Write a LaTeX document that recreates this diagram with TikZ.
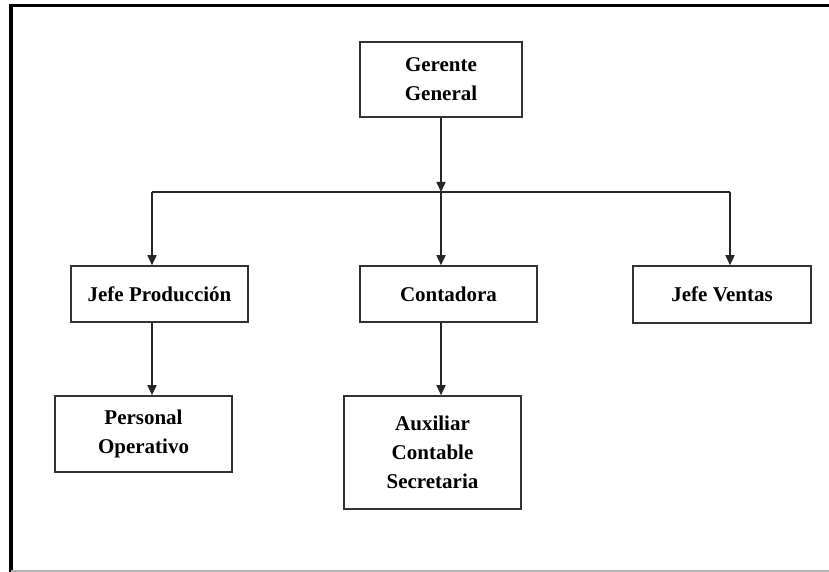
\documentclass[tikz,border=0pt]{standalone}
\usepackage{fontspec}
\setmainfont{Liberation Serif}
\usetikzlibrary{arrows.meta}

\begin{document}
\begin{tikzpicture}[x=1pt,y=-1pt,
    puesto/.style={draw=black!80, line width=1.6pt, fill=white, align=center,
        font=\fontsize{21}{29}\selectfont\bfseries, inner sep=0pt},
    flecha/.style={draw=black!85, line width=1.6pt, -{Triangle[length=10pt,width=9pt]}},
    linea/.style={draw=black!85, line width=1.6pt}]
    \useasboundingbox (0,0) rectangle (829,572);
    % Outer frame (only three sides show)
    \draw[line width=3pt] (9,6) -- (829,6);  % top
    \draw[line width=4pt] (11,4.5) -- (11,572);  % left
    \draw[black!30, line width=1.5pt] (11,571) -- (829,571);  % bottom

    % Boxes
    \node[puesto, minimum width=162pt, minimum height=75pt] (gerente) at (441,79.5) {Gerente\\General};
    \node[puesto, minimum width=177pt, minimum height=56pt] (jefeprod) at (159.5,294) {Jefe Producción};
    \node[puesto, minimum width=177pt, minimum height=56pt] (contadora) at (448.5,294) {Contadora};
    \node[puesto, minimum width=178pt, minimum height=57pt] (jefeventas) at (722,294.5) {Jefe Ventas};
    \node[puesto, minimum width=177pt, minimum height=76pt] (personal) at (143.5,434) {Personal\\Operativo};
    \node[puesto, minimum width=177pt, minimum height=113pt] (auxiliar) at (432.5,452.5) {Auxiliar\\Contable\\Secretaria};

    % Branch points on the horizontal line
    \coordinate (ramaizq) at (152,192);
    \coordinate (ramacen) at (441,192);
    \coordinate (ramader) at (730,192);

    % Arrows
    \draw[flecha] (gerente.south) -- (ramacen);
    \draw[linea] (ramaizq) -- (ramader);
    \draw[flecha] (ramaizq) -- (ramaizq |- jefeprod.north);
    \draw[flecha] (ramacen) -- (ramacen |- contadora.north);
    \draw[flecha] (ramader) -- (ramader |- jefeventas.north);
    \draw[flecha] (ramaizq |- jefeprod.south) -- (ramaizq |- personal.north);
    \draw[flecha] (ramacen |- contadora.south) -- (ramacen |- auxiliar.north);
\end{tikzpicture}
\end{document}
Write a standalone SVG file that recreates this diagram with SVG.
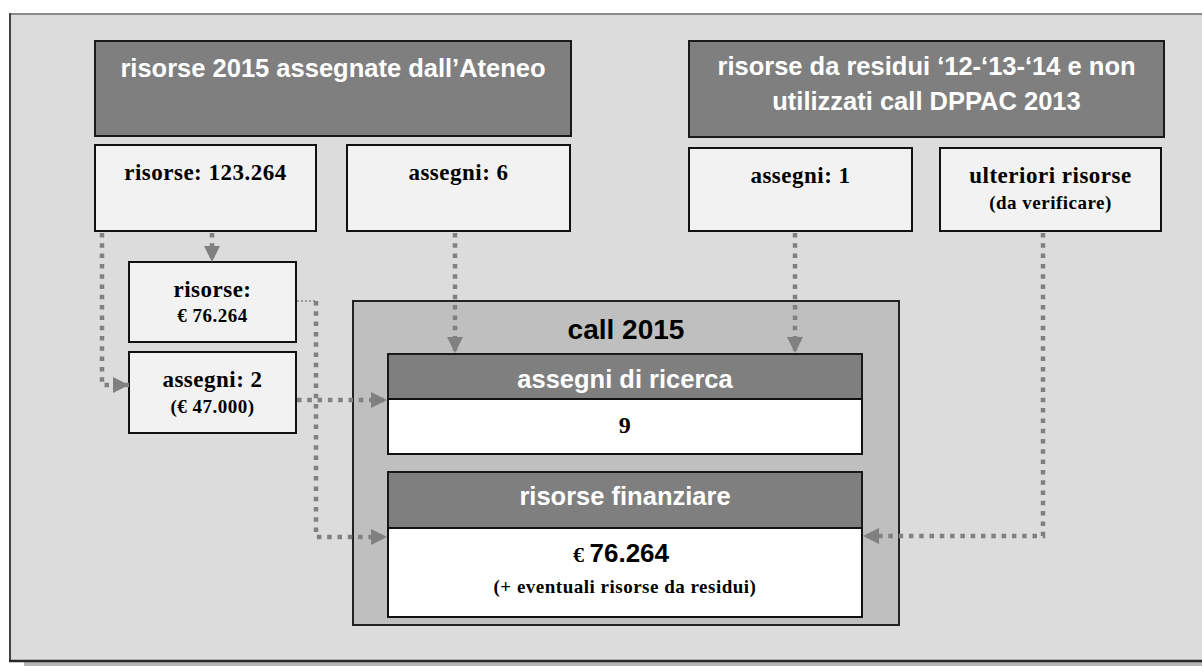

* [Task statement]: Give an exact reproduction of every line, leaving out any picture.

* [Result for this task]:
Write a LaTeX document that recreates this diagram with TikZ.
\documentclass[tikz,border=0pt]{standalone}
\usepackage{fontspec}
\setmainfont{Liberation Serif}
\usetikzlibrary{arrows.meta}

\begin{document}
\begin{tikzpicture}[x=1pt,y=-1pt,
    puesto/.style={draw=black!80, line width=1.6pt, fill=white, align=center,
        font=\fontsize{21}{29}\selectfont\bfseries, inner sep=0pt},
    flecha/.style={draw=black!85, line width=1.6pt, -{Triangle[length=10pt,width=9pt]}},
    linea/.style={draw=black!85, line width=1.6pt}]
    \useasboundingbox (0,0) rectangle (829,572);
    % Outer frame (only three sides show)
    \draw[line width=3pt] (9,6) -- (829,6);  % top
    \draw[line width=4pt] (11,4.5) -- (11,572);  % left
    \draw[black!30, line width=1.5pt] (11,571) -- (829,571);  % bottom

    % Boxes
    \node[puesto, minimum width=162pt, minimum height=75pt] (gerente) at (441,79.5) {Gerente\\General};
    \node[puesto, minimum width=177pt, minimum height=56pt] (jefeprod) at (159.5,294) {Jefe Producción};
    \node[puesto, minimum width=177pt, minimum height=56pt] (contadora) at (448.5,294) {Contadora};
    \node[puesto, minimum width=178pt, minimum height=57pt] (jefeventas) at (722,294.5) {Jefe Ventas};
    \node[puesto, minimum width=177pt, minimum height=76pt] (personal) at (143.5,434) {Personal\\Operativo};
    \node[puesto, minimum width=177pt, minimum height=113pt] (auxiliar) at (432.5,452.5) {Auxiliar\\Contable\\Secretaria};

    % Branch points on the horizontal line
    \coordinate (ramaizq) at (152,192);
    \coordinate (ramacen) at (441,192);
    \coordinate (ramader) at (730,192);

    % Arrows
    \draw[flecha] (gerente.south) -- (ramacen);
    \draw[linea] (ramaizq) -- (ramader);
    \draw[flecha] (ramaizq) -- (ramaizq |- jefeprod.north);
    \draw[flecha] (ramacen) -- (ramacen |- contadora.north);
    \draw[flecha] (ramader) -- (ramader |- jefeventas.north);
    \draw[flecha] (ramaizq |- jefeprod.south) -- (ramaizq |- personal.north);
    \draw[flecha] (ramacen |- contadora.south) -- (ramacen |- auxiliar.north);
\end{tikzpicture}
\end{document}
Write a standalone SVG file that recreates this diagram with SVG.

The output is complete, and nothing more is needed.